Haha, Klein’s self-congradulatory bullshit obscures any legitimate self-criticism that might actually help them appeal to the people whose votes they need. He is half right about Clinton, though – even though he was vastly overrated, he knew enough to figure out that actually *liking* the average, mainstream American might project well and benefit one politically.
Does anyone not really understand that Dukakis’ problem was that he quite incorrectly thought that he was so much smarter than your average American – someone who would look at Willie Horton and say ” . . . and throw away the key” – that he had to adopt the categorically opposite position (i.e. let Willie have an outside, unsupervised social life on the weekends) in order to define himself as superior to him? This is *contempt* for the average benighted American, and it shows, and voters reject it – Gore, Kerry, and Obama have it in abundance. Americans aren’t bitter, they just don’t accept that you are as smart and as right as you think you are, because no one is – this is the hallmark of proper Democracy.
Yeah, Bubba “got” the middle – Ricky Ray Rector missed his last piece of pie to prove it.

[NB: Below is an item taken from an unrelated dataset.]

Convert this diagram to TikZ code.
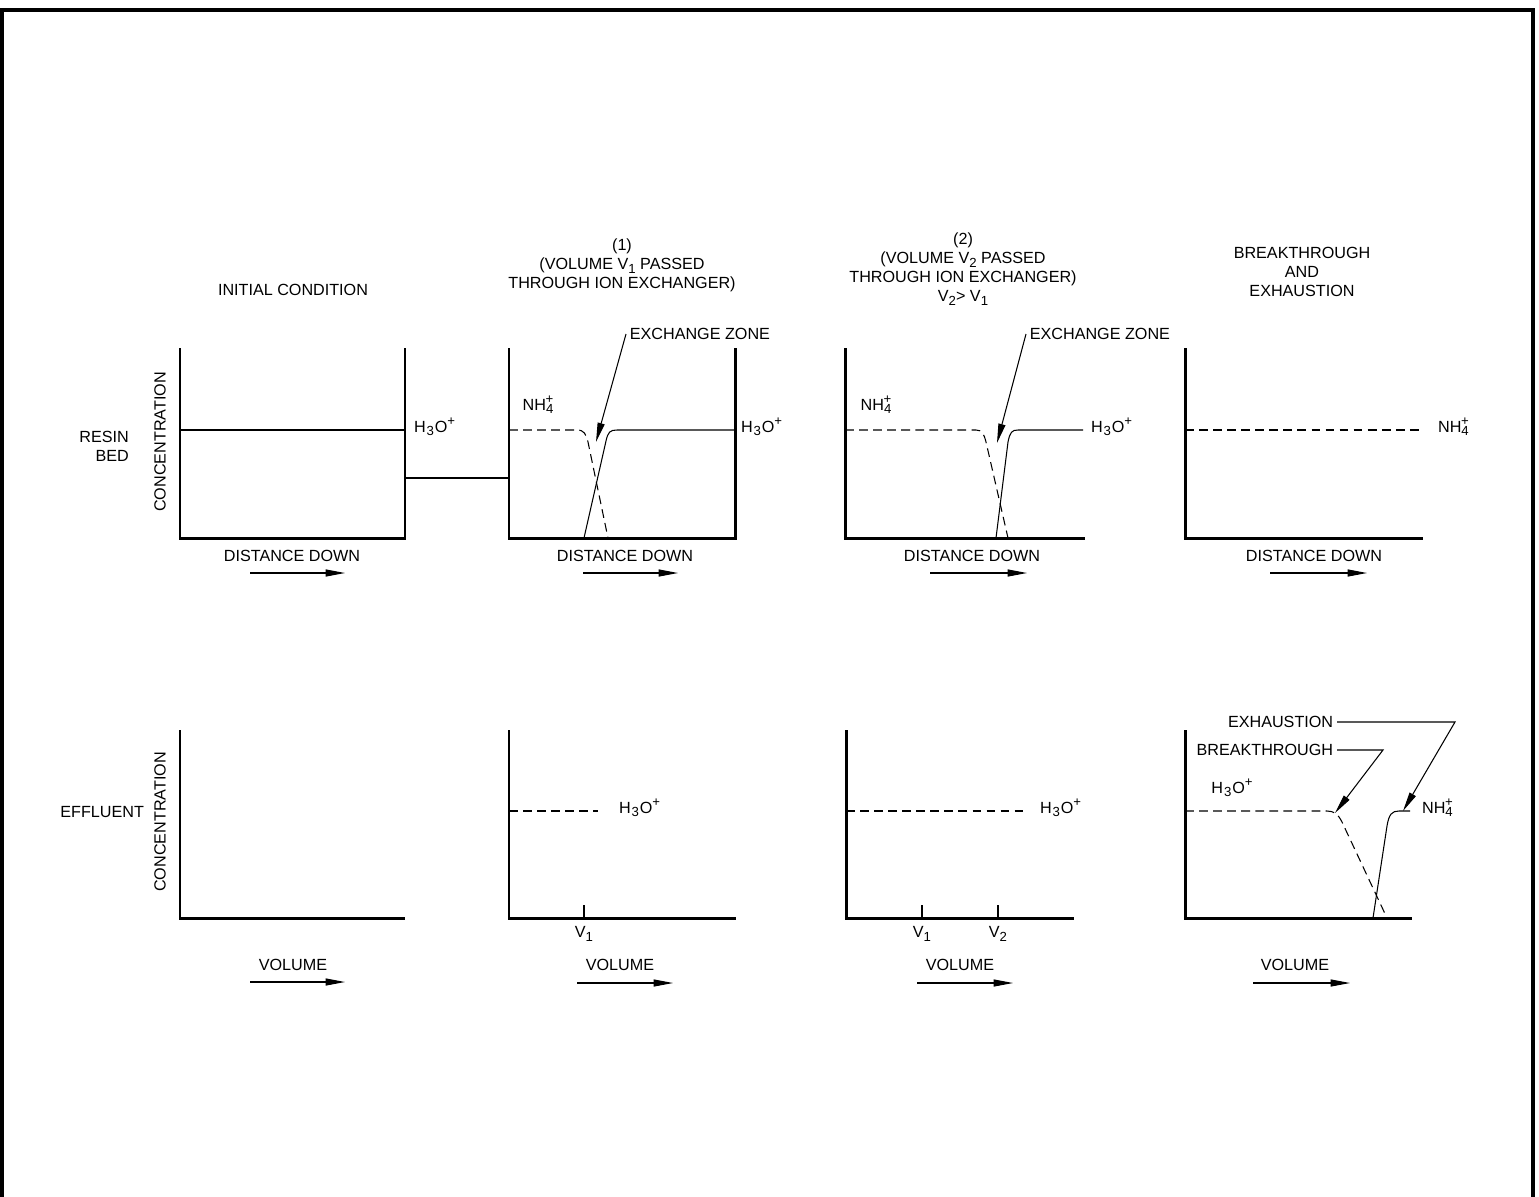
\documentclass[tikz,border=0pt]{standalone}
\usepackage{fontspec}
\setmainfont{Liberation Sans}
\usetikzlibrary{arrows.meta, positioning}

\newcommand{\lowidx}[1]{\raisebox{-0.45ex}{\fontsize{7.5}{8}\selectfont #1}}
\newcommand{\highidx}[1]{\raisebox{0.75ex}{\fontsize{7.5}{8}\selectfont #1}}
\newcommand{\hthreeo}{H\kern0.5pt\lowidx{3}\kern0.5pt O\highidx{+}}
\newcommand{\nhfour}{NH\lowidx{4}\llap{\highidx{+}}}

\begin{document}
\begin{tikzpicture}[
    x=0.02cm, y=-0.02cm,
    every node/.style={font=\fontsize{9.2}{10.8}\selectfont, inner sep=1pt},
    frame/.style={line width=2.3pt},
    axisline/.style={line width=1.7pt},
    curve/.style={line width=0.6pt},
    dashcurve/.style={line width=0.6pt, dash pattern=on 5pt off 3pt},
    pointer/.style={
        line width=0.6pt, -{Triangle[length=11pt, width=4pt]}
    },
    dirarrow/.style={
        line width=0.6pt, -{Triangle[length=11pt, width=4pt]}
    },
    title/.style={align=center},
    ylabel/.style={rotate=90}
]
\useasboundingbox (0,0) rectangle (1539,1197);

% Outer frame
\draw[frame] (2,1197) -- (2,10) -- (1533,10) -- (1533,1197);

% Row labels
\node[align=right, anchor=east] (resinbed) at (131,446) {RESIN\\BED};
\node[anchor=east] (effluent) at (146,812) {EFFLUENT};
\node[ylabel] (conc_top) at (160,442) {CONCENTRATION};
\node[ylabel] (conc_bot) at (160,822) {CONCENTRATION};

% Panel 1: Initial condition
\node[title] (t1) at (293,290) {INITIAL CONDITION};
\draw[axisline] (180,348) -- (180,538) -- (405,538) -- (405,348);
\draw[curve] (180,430) -- (405,430);
\node[anchor=west] (h1) at (412,427) {\hthreeo};
\draw[curve] (405,478) -- (509,478);
\node (dd1) at (292,556) {DISTANCE DOWN};
\draw[dirarrow] (250,573) -- (345,573);

% Panel 2: volume V1 passed
\node[title] (t2) at (622,265) {(1)\\(VOLUME V\lowidx{1} PASSED\\THROUGH ION EXCHANGER)};
\draw[axisline] (509,348) -- (509,538) -- (735,538) -- (735,348);
\draw[dashcurve] (509,430) -- (577,430) .. controls (584,430) and (586,434) .. (588,442) -- (608,538);
\draw[curve] (584,538) -- (606,441) .. controls (608,432) and (610,430) .. (617,430) -- (735,430);
\node (n2) at (538,405) {\nhfour};
\node[anchor=west] (h2) at (739,427) {\hthreeo};
\node[anchor=west, inner sep=2pt] (xz2) at (626,334) {EXCHANGE ZONE};
\coordinate (xz2tip) at (596,442);
\draw[pointer] (xz2.west) -- (xz2tip);
\node (dd2) at (625,556) {DISTANCE DOWN};
\draw[dirarrow] (583,573) -- (678,573);

% Panel 3: volume V2 passed
\node[title] (t3) at (963,269) {(2)\\(VOLUME V\lowidx{2} PASSED\\THROUGH ION EXCHANGER)\\V\lowidx{2}> V\lowidx{1}};
\draw[axisline] (845,348) -- (845,538) -- (1085,538);
\draw[dashcurve] (845,430) -- (976,430) .. controls (982,430) and (984,434) .. (986,442) -- (1008,538);
\draw[curve] (996,538) -- (1008,442) .. controls (1010,432) and (1012,430) .. (1018,430) -- (1083,430);
\node (n3) at (876,405) {\nhfour};
\node[anchor=west] (h3) at (1089,427) {\hthreeo};
\node[anchor=west, inner sep=2pt] (xz3) at (1026,334) {EXCHANGE ZONE};
\coordinate (xz3tip) at (997,443);
\draw[pointer] (xz3.west) -- (xz3tip);
\node (dd3) at (972,556) {DISTANCE DOWN};
\draw[dirarrow] (930,573) -- (1027,573);

% Panel 4: breakthrough and exhaustion
\node[title] (t4) at (1302,272) {BREAKTHROUGH\\AND\\EXHAUSTION};
\draw[axisline] (1185,348) -- (1185,538) -- (1423,538);
\draw[dashcurve] (1185,430) -- (1423,430);
\node[anchor=west] (n4) at (1436,427) {\nhfour};
\node (dd4) at (1314,556) {DISTANCE DOWN};
\draw[dirarrow] (1270,573) -- (1367,573);

% Effluent 1
\draw[axisline] (180,730) -- (180,918) -- (405,918);
\node (vol1) at (293,965) {VOLUME};
\draw[dirarrow] (250,982) -- (345,982);

% Effluent 2
\draw[axisline] (509,730) -- (509,918) -- (736,918);
\draw[dashcurve] (509,811) -- (598,811);
\node[anchor=west] (eh2) at (617,808) {\hthreeo};
\draw[curve] (584,905) -- (584,918);
\node (v1a) at (584,934) {V\lowidx{1}};
\node (vol2) at (620,965) {VOLUME};
\draw[dirarrow] (577,983) -- (673,983);

% Effluent 3
\draw[axisline] (846,730) -- (846,918) -- (1074,918);
\draw[dashcurve] (846,811) -- (1025,811);
\node[anchor=west] (eh3) at (1038,808) {\hthreeo};
\draw[curve] (922,905) -- (922,918);
\draw[curve] (998,905) -- (998,918);
\node (v1b) at (922,934) {V\lowidx{1}};
\node (v2b) at (998,934) {V\lowidx{2}};
\node (vol3) at (960,965) {VOLUME};
\draw[dirarrow] (917,983) -- (1013,983);

% Effluent 4
\draw[axisline] (1185,730) -- (1185,918) -- (1412,918);
\draw[dashcurve] (1185,811) -- (1327,811) .. controls (1334,811) and (1338,814) .. (1342,822) -- (1387,918);
\draw[curve] (1373,918) -- (1387,826) .. controls (1389,814) and (1392,811) .. (1399,811) -- (1410,811);
\node (eh4) at (1232,788) {\hthreeo};
\node[anchor=west] (en4) at (1420,808) {\nhfour};
\node[anchor=east, inner sep=2pt] (exh) at (1337,722) {EXHAUSTION};
\node[anchor=east, inner sep=2pt] (brk) at (1337,750) {BREAKTHROUGH};
\coordinate (exhbend) at (1455,722);
\coordinate (exhtip) at (1403,811);
\coordinate (brkbend) at (1383,750);
\coordinate (brktip) at (1335,813);
\draw[pointer] (exh.east) -- (exhbend) -- (exhtip);
\draw[pointer] (brk.east) -- (brkbend) -- (brktip);
\node (vol4) at (1295,965) {VOLUME};
\draw[dirarrow] (1253,983) -- (1350,983);

\end{tikzpicture}
\end{document}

Reaching back to 1992? Talk about ancient history. Why not back to 1800? Wasn’t some newspaper spreading rumors about John Adams not knowing the price of ale in a local tavern.

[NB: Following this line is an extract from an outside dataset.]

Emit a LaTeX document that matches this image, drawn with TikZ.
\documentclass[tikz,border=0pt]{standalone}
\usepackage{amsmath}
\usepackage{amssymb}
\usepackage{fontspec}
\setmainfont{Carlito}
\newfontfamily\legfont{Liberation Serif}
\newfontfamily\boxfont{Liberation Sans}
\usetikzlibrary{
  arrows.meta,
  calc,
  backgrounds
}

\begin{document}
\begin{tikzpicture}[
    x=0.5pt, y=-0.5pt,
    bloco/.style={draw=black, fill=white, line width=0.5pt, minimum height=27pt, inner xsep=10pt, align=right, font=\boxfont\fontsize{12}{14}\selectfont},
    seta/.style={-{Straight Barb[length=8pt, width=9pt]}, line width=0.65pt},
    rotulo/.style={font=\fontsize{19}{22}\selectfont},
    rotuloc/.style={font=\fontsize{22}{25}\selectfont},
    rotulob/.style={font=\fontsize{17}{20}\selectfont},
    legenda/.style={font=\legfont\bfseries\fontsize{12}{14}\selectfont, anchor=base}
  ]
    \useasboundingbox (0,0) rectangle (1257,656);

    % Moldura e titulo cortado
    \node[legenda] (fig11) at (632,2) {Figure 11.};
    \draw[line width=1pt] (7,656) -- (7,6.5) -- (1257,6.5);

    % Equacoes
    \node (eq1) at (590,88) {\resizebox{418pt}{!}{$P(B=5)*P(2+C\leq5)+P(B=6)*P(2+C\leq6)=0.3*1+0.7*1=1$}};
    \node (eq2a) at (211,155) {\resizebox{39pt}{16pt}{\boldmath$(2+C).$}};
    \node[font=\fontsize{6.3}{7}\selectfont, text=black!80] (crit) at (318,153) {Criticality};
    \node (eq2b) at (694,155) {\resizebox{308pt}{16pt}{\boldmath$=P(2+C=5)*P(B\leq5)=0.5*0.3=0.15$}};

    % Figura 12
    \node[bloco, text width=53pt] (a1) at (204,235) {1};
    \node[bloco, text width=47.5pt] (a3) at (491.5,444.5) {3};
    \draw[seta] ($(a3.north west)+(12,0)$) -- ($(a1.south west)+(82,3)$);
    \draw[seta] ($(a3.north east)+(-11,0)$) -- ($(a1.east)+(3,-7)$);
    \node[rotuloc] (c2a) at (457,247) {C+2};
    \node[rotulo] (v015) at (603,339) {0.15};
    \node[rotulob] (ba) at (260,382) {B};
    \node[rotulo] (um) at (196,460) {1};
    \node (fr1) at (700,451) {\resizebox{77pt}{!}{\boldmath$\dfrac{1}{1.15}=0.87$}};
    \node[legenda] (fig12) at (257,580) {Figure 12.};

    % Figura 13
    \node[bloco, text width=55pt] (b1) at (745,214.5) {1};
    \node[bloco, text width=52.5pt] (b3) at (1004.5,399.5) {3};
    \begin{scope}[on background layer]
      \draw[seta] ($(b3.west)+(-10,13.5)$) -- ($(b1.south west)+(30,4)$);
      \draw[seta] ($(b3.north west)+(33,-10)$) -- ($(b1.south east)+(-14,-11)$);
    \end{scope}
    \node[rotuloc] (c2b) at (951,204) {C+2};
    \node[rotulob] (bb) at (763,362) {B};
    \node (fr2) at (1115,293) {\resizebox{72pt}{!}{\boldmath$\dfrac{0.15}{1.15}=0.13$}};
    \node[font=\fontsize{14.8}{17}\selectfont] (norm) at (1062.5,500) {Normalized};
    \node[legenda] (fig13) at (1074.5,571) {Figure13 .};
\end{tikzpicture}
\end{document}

“It’s the economy, stupid”
It’s still April and I think there will be a lot of buyers remorse by the time of the final throat cuttings at the Dem convention.

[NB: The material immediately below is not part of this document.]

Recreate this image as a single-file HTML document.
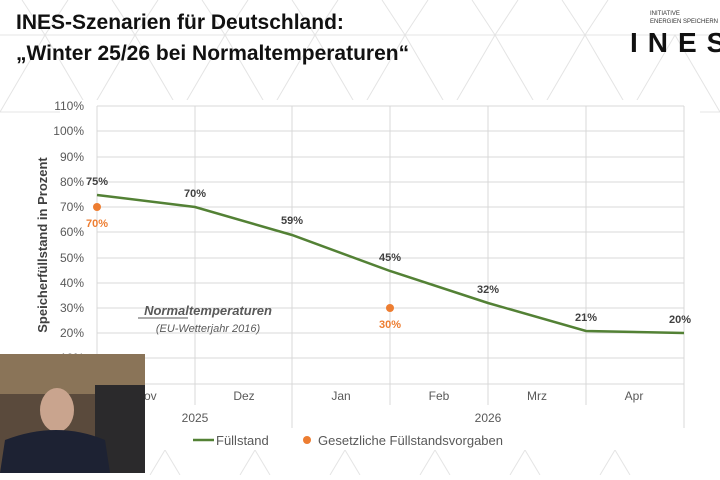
<!DOCTYPE html>
<html><head><meta charset="utf-8"><style>
body{margin:0;width:720px;height:475px;overflow:hidden;background:#fff;font-family:"Liberation Sans",sans-serif}
</style></head><body>
<svg width="720" height="475" xmlns="http://www.w3.org/2000/svg" font-family="Liberation Sans, sans-serif">
<g stroke="#e4e4e4" stroke-width="1" fill="none">
<line x1="0" y1="35" x2="720" y2="35"/>
<line x1="0" y1="112" x2="720" y2="112"/>
<path d="M0,112 L45,35 L90,112 L135,35 L180,112 L225,35 L270,112 L315,35 L360,112 L405,35 L450,112 L495,35 L540,112 L585,35 L630,112 L675,35 L720,112"/>
<path d="M22,0 L45,35 L68,0 M112,0 L135,35 L158,0 M202,0 L225,35 L248,0 M292,0 L315,35 L338,0 M382,0 L405,35 L428,0 M472,0 L495,35 L518,0 M562,0 L585,35 L608,0"/>
<path d="M150,475 L165,450 L180,475 M240,475 L255,450 L270,475 M330,475 L345,450 L360,475 M420,475 L435,450 L450,475 M510,475 L525,450 L540,475 M600,475 L615,450 L630,475"/>
</g>
<text x="16" y="29" font-size="21" font-weight="bold" fill="#111">INES-Szenarien für Deutschland:</text>
<text x="16" y="60" font-size="21" font-weight="bold" fill="#111">„Winter 25/26 bei Normaltemperaturen“</text>
<text x="650" y="15" font-size="6" fill="#333">INITIATIVE</text>
<text x="650" y="23" font-size="6" fill="#333">ENERGIEN SPEICHERN</text>
<text x="630" y="52" font-size="28" font-weight="bold" fill="#111" letter-spacing="10">INES</text>
<rect x="60" y="100" width="640" height="350" fill="#fff"/>
<g stroke="#d9d9d9" stroke-width="1">
<line x1="97" y1="106" x2="684" y2="106"/><line x1="97" y1="131" x2="684" y2="131"/><line x1="97" y1="157" x2="684" y2="157"/><line x1="97" y1="182" x2="684" y2="182"/><line x1="97" y1="207" x2="684" y2="207"/><line x1="97" y1="232" x2="684" y2="232"/><line x1="97" y1="258" x2="684" y2="258"/><line x1="97" y1="283" x2="684" y2="283"/><line x1="97" y1="308" x2="684" y2="308"/><line x1="97" y1="333" x2="684" y2="333"/><line x1="97" y1="358" x2="684" y2="358"/><line x1="97" y1="384" x2="684" y2="384"/>
<line x1="97" y1="106" x2="97" y2="428"/><line x1="195" y1="106" x2="195" y2="405"/><line x1="292" y1="106" x2="292" y2="428"/><line x1="390" y1="106" x2="390" y2="405"/><line x1="488" y1="106" x2="488" y2="405"/><line x1="586" y1="106" x2="586" y2="405"/><line x1="684" y1="106" x2="684" y2="428"/>
</g>
<g font-size="12" fill="#595959" text-anchor="end">
<text x="84" y="110">110%</text><text x="84" y="135">100%</text><text x="84" y="161">90%</text><text x="84" y="186">80%</text><text x="84" y="211">70%</text><text x="84" y="236">60%</text><text x="84" y="262">50%</text><text x="84" y="287">40%</text><text x="84" y="312">30%</text><text x="84" y="337">20%</text><text x="84" y="362">10%</text>
</g>
<text transform="translate(47,245) rotate(-90)" font-size="13" font-weight="bold" fill="#404040" text-anchor="middle">Speicherfüllstand in Prozent</text>
<g font-size="12" fill="#595959" text-anchor="middle">
<text x="146" y="400">Nov</text><text x="244" y="400">Dez</text><text x="341" y="400">Jan</text><text x="439" y="400">Feb</text><text x="537" y="400">Mrz</text><text x="634" y="400">Apr</text>
<text x="195" y="422">2025</text><text x="488" y="422">2026</text>
</g>
<polyline points="97,195 195,207 292,235 390,271 488,303 586,331 684,333" fill="none" stroke="#538135" stroke-width="2.5"/>
<g font-size="11" font-weight="bold" fill="#404040" text-anchor="middle">
<text x="97" y="185">75%</text><text x="195" y="197">70%</text><text x="292" y="224">59%</text><text x="390" y="261">45%</text><text x="488" y="293">32%</text><text x="586" y="321">21%</text><text x="680" y="323">20%</text>
</g>
<circle cx="97" cy="207" r="4" fill="#ed7d31"/><circle cx="390" cy="308" r="4" fill="#ed7d31"/>
<g font-size="11" font-weight="bold" fill="#ed7d31" text-anchor="middle"><text x="97" y="227">70%</text><text x="390" y="328">30%</text></g>
<text x="208" y="315" font-size="13" font-weight="bold" font-style="italic" fill="#595959" text-anchor="middle">Normaltemperaturen</text>
<line x1="138" y1="318" x2="188" y2="318" stroke="#595959" stroke-width="1"/>
<text x="208" y="332" font-size="11" font-style="italic" fill="#595959" text-anchor="middle">(EU-Wetterjahr 2016)</text>
<line x1="193" y1="440" x2="214" y2="440" stroke="#538135" stroke-width="2.5"/>
<text x="216" y="445" font-size="13" fill="#595959">Füllstand</text>
<circle cx="307" cy="440" r="4" fill="#ed7d31"/>
<text x="318" y="445" font-size="13" fill="#595959">Gesetzliche Füllstandsvorgaben</text>
<rect x="0" y="354" width="145" height="119" fill="#5a4a3c"/>
<rect x="0" y="354" width="145" height="40" fill="#8a7458"/>
<rect x="95" y="385" width="50" height="88" fill="#2b2a2c"/>
<ellipse cx="57" cy="410" rx="17" ry="22" fill="#c9a48e"/>
<path d="M0,473 L5,440 Q57,420 105,440 L110,473 Z" fill="#1d2233"/>
</svg>
</body></html>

My Prof. is a bifocaled gent from Oxford. When asked what Fors Clavigera meant he responded “the truth of a nail is the best translation.” I repeated my question, “what does that mean”, in a maybe-you-didn’t-understand manner. He responded, in kind manner, simply stating “truth of a nail” in a rising voice each time I asked until my fourth go at “what does that mean?”, where at he screamed “the truth of a nail!, what are you asking?” “If you own a hammer!” then adding, “is the best translation,” I replied.
I foresee consequences from that. But not here.
To the assertion that you don’t quote OBama’s words from his books because you rely on situational abuse of the man’s intent to form contrived post-modern interpretations, you reply with an affirmation of your quoting the man in your “big post on Black Liberation Theology.”
Your honor, can we break for lunch because I so rest my case. Karl, I blister your feet for good reason. And the sole reason for your coy act of non-response toward me is because the truth of the nail is that you don’t own a hammer!
Hillary wanna-be!
I’m splayed with my nipples alight. Nice zing.
O!
Because that would be 192 years earlier. Decade and a half; couple of centuries: what’s the diff?
Plus there’s this Joe Klein/1992 thing that contextualizes the reference. Is everything lost on you?
Never ask Caricature a rhetorical question.